Although he was an avid reader, Booker failed his 11-plus and, in 1972, at 16, became an apprentice boiler maker.

It was being “a working-class boy”, Booker says, that taught him to value learning. Industries were closing. “Every move to a new job was a move down.” He became a sheet metalworker, then a windscreen fitter. “You were constantly looking to gain new skills to stay employed … The whole idea of lifelong learning was built in me purely out of need, because unemployment was just around the corner.”

Although Booker loved the factory, “it wasn’t feeding this other side of me” – the bookish side. One evening, he got talking to a woman at a hotel bar and they discovered a mutual love of the Birmingham Museum and Art Gallery. “We just sparked each other,” he says. “And I realised I had to find a different way in life.” He and Jan have been together for 43 years.

At the age of 26, “purely through hard work and night school and reading”,Booker got a place at Oxford University as a mature student. He studied English and, after graduating, became a teacher, then a vice-principal, working mainly with schools that offered the international baccalaureate (IB).

Something about the ethos of the IB chimed with his own experience, “this wonderful idea that what we are involved in is lifelong learning,” he says.

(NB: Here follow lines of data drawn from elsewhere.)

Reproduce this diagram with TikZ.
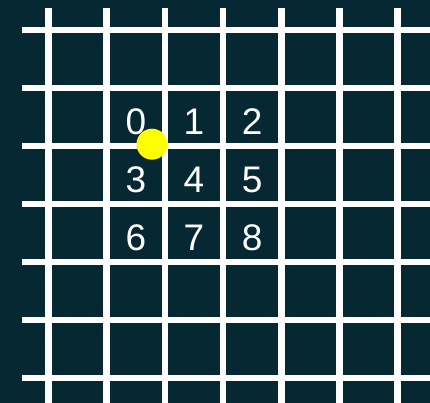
\documentclass[tikz,border=0pt]{standalone}
\usepackage{fontspec}
\setmainfont{Liberation Sans}
\definecolor{board}{RGB}{6,40,50}
\definecolor{marker}{RGB}{255,255,0}

\begin{document}
\begin{tikzpicture}[x=1pt,y=-1pt,gridline/.style={white,line width=6.5pt},digit/.style={text=white,font=\fontsize{37}{37}\selectfont,anchor=base,inner sep=0pt},dot/.style={circle,fill=marker,minimum size=31pt,inner sep=0pt}]
\fill[board] (0,0) rectangle (430,403);
\useasboundingbox (0,0) rectangle (430,403);
% grid
\foreach \i in {0,...,6} {
  \draw[gridline] ({48.5+58.2*\i},7.7) -- ({48.5+58.2*\i},403);
  \draw[gridline] (22.3,{30+58*\i}) -- (430,{30+58*\i});
}
% cell numbers
\foreach \r in {0,1,2}
  \foreach \c in {0,1,2} {
    \pgfmathtruncatemacro\n{3*\r+\c}
    \node[digit] (cell\n) at ({135.8+58.2*\c},{135+57.5*\r}) {\n};
  }
\node[dot] (pos) at (152,144.2) {};
\end{tikzpicture}
\end{document}
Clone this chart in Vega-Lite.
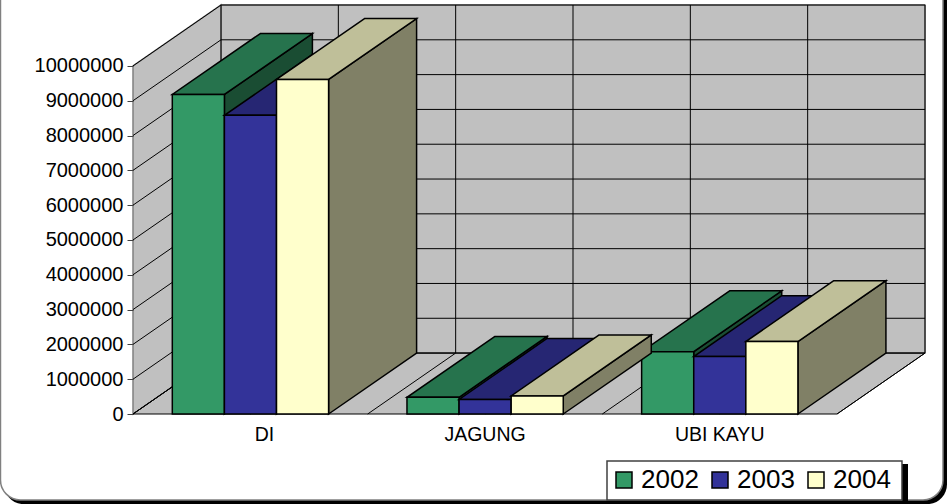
{
"$schema":"https://vega.github.io/schema/vega-lite/v6.json",
"width":792,"height":409,
"autosize":{"type":"none"},
"padding":{"left":133,"top":5,"right":22,"bottom":90},
"background":"white",
"config":{"view":{"stroke":null},"font":"Liberation Sans"},
"datasets":{
"one":[{"name":"frame"}],
"grid":[{"v":0},{"v":1000000},{"v":2000000},{"v":3000000},{"v":4000000},{"v":5000000},{"v":6000000},{"v":7000000},{"v":8000000},{"v":9000000},{"v":10000000}],
"vert":[{"k":0},{"k":0.5},{"k":1},{"k":1.5},{"k":2},{"k":2.5},{"k":3}],
"cats":[{"cat":"DI","pos":0.56},{"cat":"JAGUNG","pos":1.5},{"cat":"UBI KAYU","pos":2.5}]
},
"data":{"values":[
{"cat":"DI","i":0,"year":"2002","s":0,"value":9180000},
{"cat":"DI","i":0,"year":"2003","s":1,"value":8580000},
{"cat":"DI","i":0,"year":"2004","s":2,"value":9610000},
{"cat":"JAGUNG","i":1,"year":"2002","s":0,"value":480000},
{"cat":"JAGUNG","i":1,"year":"2003","s":1,"value":420000},
{"cat":"JAGUNG","i":1,"year":"2004","s":2,"value":520000},
{"cat":"UBI KAYU","i":2,"year":"2002","s":0,"value":1790000},
{"cat":"UBI KAYU","i":2,"year":"2003","s":1,"value":1650000},
{"cat":"UBI KAYU","i":2,"year":"2004","s":2,"value":2080000}
]},
"transform":[
{"calculate":"datum.i+0.1675+datum.s*0.222","as":"x0"},
{"calculate":"datum.x0+0.222","as":"x1"},
{"calculate":"[0,1]","as":"t"},
{"flatten":["t"]},
{"calculate":"datum.x1+datum.t*0.375","as":"sx"},
{"calculate":"datum.t*1750000","as":"sb"},
{"calculate":"datum.value+datum.t*1750000","as":"st"},
{"calculate":"datum.x0+datum.t*0.375","as":"tx0"},
{"calculate":"datum.tx0+0.222","as":"tx1"}
],
"layer":[
{"data":{"name":"one"},"transform":[{"calculate":"-0.55","as":"a"},{"calculate":"3.4687","as":"b"},{"calculate":"-2590000","as":"c"},{"calculate":"12500000","as":"d"}],
 "mark":{"type":"rect","fill":"black","cornerRadius":20},
 "encoding":{"x":{"field":"a","type":"quantitative","scale":{"domain":[0,3.375],"nice":false,"zero":false},"axis":null},"x2":{"field":"b"},
 "y":{"field":"c","type":"quantitative","scale":{"domain":[0,11750000],"nice":false,"zero":false},"axis":{"title":null,"values":[0,1000000,2000000,3000000,4000000,5000000,6000000,7000000,8000000,9000000,10000000],"format":"d","zindex":1,"grid":false,"domain":false,"ticks":true,"tickColor":"#404040","tickSize":6,"tickWidth":1,"labelFont":"Liberation Sans","labelFontSize":20,"labelColor":"black","labelPadding":4,"labelOverlap":false,"labelBound":false,"labelFlush":false}},"y2":{"field":"d"}}},
{"data":{"name":"one"},"transform":[{"calculate":"-0.5647","as":"a"},{"calculate":"3.4517","as":"b"},{"calculate":"-2470000","as":"c"},{"calculate":"12500000","as":"d"}],
 "mark":{"type":"rect","fill":"white","stroke":"#808080","strokeWidth":1.5,"cornerRadius":20},
 "encoding":{"x":{"field":"a","type":"quantitative"},"x2":{"field":"b"},"y":{"field":"c","type":"quantitative"},"y2":{"field":"d"}}},
{"data":{"name":"one"},"transform":[{"calculate":"0.375","as":"a"},{"calculate":"3.375","as":"b"},{"calculate":"1750000","as":"c"},{"calculate":"11750000","as":"d"}],
 "mark":{"type":"rect","fill":"#C0C0C0","stroke":"#808080","strokeWidth":1.5},
 "encoding":{"x":{"field":"a","type":"quantitative"},"x2":{"field":"b"},"y":{"field":"c","type":"quantitative"},"y2":{"field":"d"}}},
{"data":{"values":[{"a":0},{"a":1}]},
 "transform":[{"calculate":"datum.a*0.375","as":"wx"},{"calculate":"datum.a*1750000","as":"wb"},{"calculate":"10000000+datum.a*1750000","as":"wt"}],
 "mark":{"type":"area","orient":"vertical","fill":"#C0C0C0","stroke":"#808080","strokeWidth":1.5},
 "encoding":{"x":{"field":"wx","type":"quantitative"},"y":{"field":"wb","type":"quantitative","stack":null},"y2":{"field":"wt"}}},
{"data":{"values":[{"a":0},{"a":1}]},
 "transform":[{"calculate":"datum.a*0.375","as":"fl"},{"calculate":"3+datum.a*0.375","as":"fr"},{"calculate":"datum.a*1750000","as":"fy"}],
 "mark":{"type":"area","orient":"horizontal","fill":"#C0C0C0","stroke":"black","strokeWidth":1},
 "encoding":{"y":{"field":"fy","type":"quantitative"},"x":{"field":"fl","type":"quantitative","stack":null},"x2":{"field":"fr"}}},
{"data":{"name":"grid"},"transform":[{"calculate":"datum.v+1750000","as":"vb"},{"calculate":"0.375","as":"a"},{"calculate":"3.375","as":"b"}],"mark":{"type":"rule","stroke":"black","strokeWidth":1},
 "encoding":{"x":{"field":"a","type":"quantitative"},"x2":{"field":"b"},"y":{"field":"vb","type":"quantitative"}}},
{"data":{"name":"grid"},"transform":[{"calculate":"datum.v+1750000","as":"vb"},{"calculate":"0","as":"a"},{"calculate":"0.375","as":"b"}],"mark":{"type":"rule","stroke":"black","strokeWidth":1},
 "encoding":{"x":{"field":"a","type":"quantitative"},"x2":{"field":"b"},"y":{"field":"v","type":"quantitative"},"y2":{"field":"vb"}}},
{"data":{"name":"vert"},"transform":[{"calculate":"datum.k+0.375","as":"kb"},{"calculate":"1750000","as":"c"},{"calculate":"11750000","as":"d"}],"mark":{"type":"rule","stroke":"black","strokeWidth":1},
 "encoding":{"x":{"field":"kb","type":"quantitative"},"y":{"field":"c","type":"quantitative"},"y2":{"field":"d"}}},
{"data":{"name":"vert"},"transform":[{"calculate":"datum.k+0.375","as":"kb"},{"calculate":"0","as":"c"},{"calculate":"1750000","as":"d"}],"mark":{"type":"rule","stroke":"black","strokeWidth":1},
 "encoding":{"x":{"field":"k","type":"quantitative"},"x2":{"field":"kb"},"y":{"field":"c","type":"quantitative"},"y2":{"field":"d"}}},

{"transform":[{"filter":"datum.year=='2002'"}],"mark":{"type":"area","orient":"vertical","fill":"#1A4D33","stroke":"black","strokeWidth":1.5},
 "encoding":{"detail":{"field":"cat","type":"nominal"},"x":{"field":"sx","type":"quantitative"},"y":{"field":"sb","type":"quantitative","stack":null},"y2":{"field":"st"}}},
{"transform":[{"filter":"datum.year=='2002'"}],"mark":{"type":"area","orient":"horizontal","fill":"#26734D","stroke":"black","strokeWidth":1.5},
 "encoding":{"detail":{"field":"cat","type":"nominal"},"y":{"field":"st","type":"quantitative"},"x":{"field":"tx0","type":"quantitative","stack":null},"x2":{"field":"tx1"}}},
{"transform":[{"filter":"datum.year=='2002' && datum.t==0"}],"mark":{"type":"rect","stroke":"black","strokeWidth":1.5},
 "encoding":{"x":{"field":"x0","type":"quantitative"},"x2":{"field":"x1"},"y":{"field":"sb","type":"quantitative"},"y2":{"field":"value"},
 "color":{"field":"year","type":"nominal","scale":{"domain":["2002","2003","2004"],"range":["#339966","#333399","#FFFFCC"]},
 "legend":{"title":null,"orient":"none","legendX":474,"legendY":458,"direction":"horizontal","columns":3,"padding":4,"labelFontSize":26,"labelFont":"Liberation Sans","labelColor":"black","symbolType":"square","symbolSize":256,"symbolStrokeColor":"black","symbolStrokeWidth":1.5,"symbolOpacity":1,"labelOffset":4,"columnPadding":8,"rowPadding":0}}}},

{"transform":[{"filter":"datum.year=='2003'"}],"mark":{"type":"area","orient":"vertical","fill":"#1A1A4D","stroke":"black","strokeWidth":1.5},
 "encoding":{"detail":{"field":"cat","type":"nominal"},"x":{"field":"sx","type":"quantitative"},"y":{"field":"sb","type":"quantitative","stack":null},"y2":{"field":"st"}}},
{"transform":[{"filter":"datum.year=='2003'"}],"mark":{"type":"area","orient":"horizontal","fill":"#262673","stroke":"black","strokeWidth":1.5},
 "encoding":{"detail":{"field":"cat","type":"nominal"},"y":{"field":"st","type":"quantitative"},"x":{"field":"tx0","type":"quantitative","stack":null},"x2":{"field":"tx1"}}},
{"transform":[{"filter":"datum.year=='2003' && datum.t==0"}],"mark":{"type":"rect","stroke":"black","strokeWidth":1.5},
 "encoding":{"x":{"field":"x0","type":"quantitative"},"x2":{"field":"x1"},"y":{"field":"sb","type":"quantitative"},"y2":{"field":"value"},"color":{"field":"year","type":"nominal"}}},

{"transform":[{"filter":"datum.year=='2004'"}],"mark":{"type":"area","orient":"vertical","fill":"#808066","stroke":"black","strokeWidth":1.5},
 "encoding":{"detail":{"field":"cat","type":"nominal"},"x":{"field":"sx","type":"quantitative"},"y":{"field":"sb","type":"quantitative","stack":null},"y2":{"field":"st"}}},
{"transform":[{"filter":"datum.year=='2004'"}],"mark":{"type":"area","orient":"horizontal","fill":"#BFBF99","stroke":"black","strokeWidth":1.5},
 "encoding":{"detail":{"field":"cat","type":"nominal"},"y":{"field":"st","type":"quantitative"},"x":{"field":"tx0","type":"quantitative","stack":null},"x2":{"field":"tx1"}}},
{"transform":[{"filter":"datum.year=='2004' && datum.t==0"}],"mark":{"type":"rect","stroke":"black","strokeWidth":1.5},
 "encoding":{"x":{"field":"x0","type":"quantitative"},"x2":{"field":"x1"},"y":{"field":"sb","type":"quantitative"},"y2":{"field":"value"},"color":{"field":"year","type":"nominal"}}},

{"data":{"name":"cats"},"transform":[{"calculate":"-590000","as":"ly"}],"mark":{"type":"text","font":"Liberation Sans","fontSize":19.5,"color":"black","align":"center","baseline":"middle"},
 "encoding":{"x":{"field":"pos","type":"quantitative"},"y":{"field":"ly","type":"quantitative"},"text":{"field":"cat","type":"nominal"}}},
{"data":{"name":"one"},"transform":[{"calculate":"3.2769","as":"a"},{"calculate":"3.3025","as":"b"},{"calculate":"-2500000","as":"c"},{"calculate":"-1436000","as":"d"}],"mark":{"type":"rect","fill":"black"},
 "encoding":{"x":{"field":"a","type":"quantitative"},"x2":{"field":"b"},"y":{"field":"c","type":"quantitative"},"y2":{"field":"d"}}},
{"data":{"name":"one"},"transform":[{"calculate":"2.0199","as":"a"},{"calculate":"3.2769","as":"b"},{"calculate":"-2470000","as":"c"},{"calculate":"-1350000","as":"d"}],"mark":{"type":"rect","fill":"white","stroke":"#404040","strokeWidth":1.5},
 "encoding":{"x":{"field":"a","type":"quantitative"},"x2":{"field":"b"},"y":{"field":"c","type":"quantitative"},"y2":{"field":"d"}}}
]
}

That seems to be what he is doing now, with these hedges, which are “almost like a private church. The wind and the rain are whistling around you. The birds are singing their heads off. Really, it’s a private, deep joy, knowing that you’re giving life to the future.”

A few weeks ago, his father visited, and Booker took him up to a large hedge he pleached for a neighbour. “I was showing him the cuts, and he started to tell me about his years working on a farm, when he left school at 14. Suddenly all these memories came tumbling out.”

Booker had never known his father, now 90, had worked on a farm, nor that he too laid hedges, and had kept his old billhook. “I’m 66 now, and it’s taken all these years for me to know more about him and this common interest.” Now, his father’s old billhook hangs, sharpened, on the wall of Booker’s wain house, beside his own. And the hedges he has laid are showing new growth.